Just in time for your halloween indulgence (even if this review is not) is one of the major board game conversions in the form of Elder Signs: Omen. It terms of how much sanity you can expect to lose, it sits between Necronomicon Horror and Arkham Horror.
If you are not at all familiar with the Cthulu genre then you mit not get this game and why the fact it’s so tricky to beat is actually a reasonable part of the game. It also means you haven’t read my earlier review of Necronomicon Horror and that makes you a bad person.
For reference, the Cthulu mythos thrives on cosmic horror. Lovecraft’s (the principle author of this subgenre) sensibilities were reported to have been severely effected by coldness, such that it induced a mild terror in him. As such, much of his writings are touched by an impending dread of unrelenting oppression. You cannot escape, and you can’t really defeat the monster, you can only just run faster or choose your moment of death. This is the leitmotif of cosmic horror, being the fight against the futility of something phenomenally more powerful than you, and hungry.
For those familiar with Arkham Horror, Elder Sign is something of an Arkham Horror lite. For me, this is actually a compliment, because while I appreciate a lot of the thematic presentation of Arkham Horror I find it far too convoluted. That’s before you add one of six plus expansions.
So here you will see all the familiar characters and artwork of Arkham Horror, and some of the similar mechanics. Each character has a health and sanity rating, which will inevitably deteriorate as the game goes one (with only a few options to restore them back). Each character has special abilities and skills, ranging from magic to physical prowess and reseach.
These investigators are investigating a museum where the eldritch horrors are trying to awakening and consume all the world. You are trying to stop this by collecting enough elder signs before the doom count hits twelve. You collect elder signs by successfully completing various adventures that crop up throughout the museum. This can be achieved individually, or collectively (making it only slightly more easie).
To complete an adventure, you have to try to match glyphs that are randomly drawn to those shown on various tasks within an adventure. This incredibly random element can be somewhat reigned in through various mechanisms in the forms of spells, equipment, and skills. These will allow you to hold specific glyphs, convert existing glyphs, or expand the amount of glyphs you can draw. You can only use one set of glyphs for any given task, and with each completed task or failed attempt to match, you have to discard one glyph and thereby reducing your total pool of glyphs. It’s a quick downward spiral that will see you lose most of these tasks.
Adventures come in a numbre of different varieties. Some have tasks that must be completed in a designated order, some have monsters that must be defeated before the other tasks, and some have terror ratings that will do bad things to you if you draw terror glyphs. Some also have specific effects that occur only at midnight (which is about evey four turns). If you win, you get good stuff, sometimes even an elder sign. If you fail the adventure, and you lose either health or sanity, or both. Also, you might cause the doom clock to move forward.
Generally, you probably won’t need to worry about health or sanity until you get familiar with the game, because you’re likely to end the world before you die or go mad.
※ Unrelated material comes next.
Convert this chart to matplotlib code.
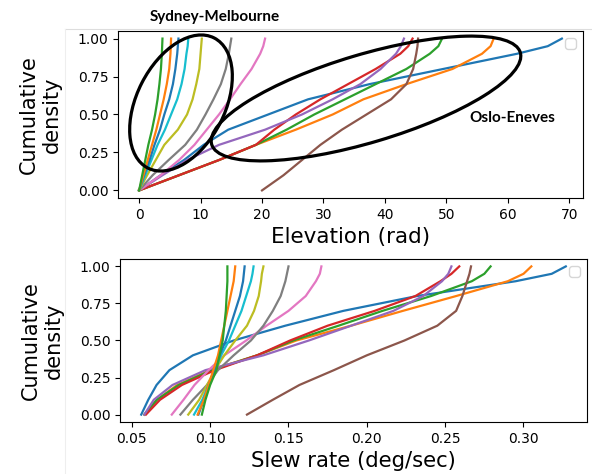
import numpy as np
import matplotlib.pyplot as plt
from matplotlib.patches import Ellipse
from matplotlib.lines import Line2D

# cumulative density levels shared by every curve
levels = [0, 0.1, 0.2, 0.3, 0.4, 0.5, 0.6, 0.7, 0.8, 0.9, 0.95, 1.0]

# elevation values read at each level (one list per link)
elev = [
    [0, 3.5, 7.3, 10.5, 14.5, 21, 27.5, 37.5, 49.5, 61.5, 66.5, 68.8],
    [0, 6.5, 13, 19, 25.5, 31.5, 36.5, 43.5, 51, 55.8, 57.2, 57.7],
    [0, 6.5, 13, 19, 24, 28.5, 33.5, 38.5, 43.5, 47.3, 48.7, 49.3],
    [0, 6.5, 13, 19, 22, 25.5, 29.5, 34, 38.5, 42.5, 43.8, 44.5],
    [0, 3.8, 7.8, 13, 20.5, 26.5, 31.5, 36, 39.3, 41.8, 42.6, 43.1],
    [20, 23.5, 26.5, 29.5, 33, 37, 41, 43.5, 44.6, 45.1, 45.3, 45.4],
    [0, 3.5, 6.5, 9, 11, 13, 14.8, 16.5, 18.3, 19.7, 20.2, 20.5],
    [0, 2.2, 4.8, 7.5, 9.4, 10.8, 12.1, 13.3, 14.1, 14.6, 14.8, 15.0],
    [0, 1.3, 2.7, 4.1, 6.3, 7.8, 8.7, 9.3, 9.8, 10.0, 10.1, 10.2],
    [0, 1.0, 2.0, 3.0, 4.2, 5.2, 6.2, 6.9, 7.4, 7.7, 7.9, 8.0],
    [0, 0.8, 1.7, 2.5, 3.4, 4.1, 4.9, 5.5, 5.9, 6.2, 6.3, 6.4],
    [0, 0.7, 1.4, 2.1, 2.8, 3.4, 4.0, 4.5, 4.9, 5.1, 5.15, 5.2],
    [0, 0.5, 1.0, 1.5, 2.1, 2.6, 3.0, 3.3, 3.55, 3.7, 3.75, 3.8],
]

# slew rate values read at each level
slew = [
    [0.056, 0.0605, 0.0658, 0.074, 0.089, 0.115, 0.148, 0.185, 0.232, 0.295, 0.318, 0.327],
    [0.058, 0.066, 0.079, 0.1, 0.13, 0.155, 0.19, 0.223, 0.257, 0.29, 0.3, 0.305],
    [0.058, 0.066, 0.08, 0.101, 0.13, 0.153, 0.182, 0.21, 0.241, 0.267, 0.275, 0.279],
    [0.059, 0.068, 0.082, 0.103, 0.13, 0.151, 0.175, 0.205, 0.231, 0.247, 0.254, 0.259],
    [0.058, 0.064, 0.076, 0.097, 0.134, 0.163, 0.19, 0.217, 0.236, 0.248, 0.252, 0.254],
    [0.1235, 0.14, 0.157, 0.179, 0.2, 0.224, 0.245, 0.257, 0.261, 0.264, 0.2655, 0.2665],
    [0.0755, 0.083, 0.09, 0.099, 0.109, 0.123, 0.136, 0.15, 0.161, 0.1675, 0.17, 0.171],
    [0.081, 0.089, 0.098, 0.105, 0.115, 0.126, 0.134, 0.14, 0.145, 0.148, 0.149, 0.150],
    [0.086, 0.093, 0.098, 0.103, 0.109, 0.116, 0.1235, 0.128, 0.131, 0.1325, 0.133, 0.134],
    [0.0897, 0.095, 0.099, 0.103, 0.107, 0.112, 0.116, 0.12, 0.123, 0.126, 0.127, 0.1277],
    [0.0925, 0.096, 0.099, 0.103, 0.106, 0.11, 0.113, 0.116, 0.119, 0.121, 0.1215, 0.122],
    [0.092, 0.096, 0.099, 0.102, 0.105, 0.107, 0.109, 0.111, 0.113, 0.115, 0.1155, 0.116],
    [0.0947, 0.097, 0.1, 0.104, 0.106, 0.108, 0.109, 0.11, 0.1105, 0.111, 0.111, 0.111],
]

fig = plt.figure(figsize=(5.92, 4.74), dpi=100)
ax1 = fig.add_axes([0.1993, 0.5823, 0.7855, 0.3523])
ax2 = fig.add_axes([0.2027, 0.1097, 0.7889, 0.3439])

for xs in elev:
    ax1.plot(xs, levels, lw=1.6)
for xs in slew:
    ax2.plot(xs, levels, lw=1.6)

ax1.set_xlabel('Elevation (rad)', fontsize=15.5)
ax2.set_xlabel('Slew rate (deg/sec)', fontsize=15.2)
for ax in (ax1, ax2):
    ax.set_ylabel('Cumulative\ndensity', fontsize=15)
    ax.yaxis.set_label_coords(-0.12, 0.5)
    ax.tick_params(labelsize=10)
    ax.set_yticks([0, 0.25, 0.5, 0.75, 1.0])
    ax.legend(loc='upper right')

# hand drawn group markers
fig.add_artist(Ellipse((1.81, 3.71), 1.46, 0.88, angle=63, fill=False, lw=2.3,
                       color='black', transform=fig.dpi_scale_trans))
fig.add_artist(Ellipse((3.66, 3.755), 3.22, 0.88, angle=16.6, fill=False, lw=2.3,
                       color='black', transform=fig.dpi_scale_trans))
fig.text(215 / 592, 1 - 17 / 474, 'Sydney-Melbourne', fontsize=11, fontweight='bold',
         family='Lato', ha='center', va='center')
fig.text(512 / 592, 1 - 118 / 474, 'Oslo-Eneves', fontsize=11, fontweight='bold',
         family='Lato', ha='center', va='center')

# faint frame lines from the screenshot
fig.add_artist(Line2D([65 / 592, 1], [1 - 28.5 / 474] * 2, color='#dddddd', lw=0.8))
fig.add_artist(Line2D([65 / 592] * 2, [0, 1 - 28.5 / 474], color='#eeeeee', lw=0.8))

fig.savefig('out.png', dpi=100)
High production values, wonderful atmospheric music, gorgeous visuals, and a comprehensive tutorial is enough to send any person happily gibbering into the fray. Best of all, the game will open up with a motion comic animation and a horror conventional narrator setting the scene.
Throughout the game, there are many useful ways to check up on the facts of the game. However, they aren’t as intuitive as they could be. Have a quick glance through the written rules, which are pictorial and easy to view (especially when also supported by a video tutorial), it will be easy to discern where those prompts are. I think all signs show that the game developers have thought about how difficult this game is to access, particularly through the window that is the iPad. Nevertheless, they have made excellent effort to break down those barriers.
In regards to the multiplayer aspect, it is possible to play up to four players through pass’n’play. However, I have just as easily been selecting all four characters and experiencing the game through the manipulation of them concurrently. So you could share those roles multiplayer through pass’n’play (which is probably the nominal method). In that respects, it shares something with Ghost Stories in being a player versus environment type of game with a cooperative win. It’s not as dependent on cooperation as Ghost Stories, but having a single mind driving all the characters certainly helped. Sadly, unless the online multiplayer is hidden somewhere, it was obscured from my view.
9/10: A very solid nine. The difficulty of the game and learning curve may put off some of the more casual players. However, there is very little to fault relating to the implementation of the game.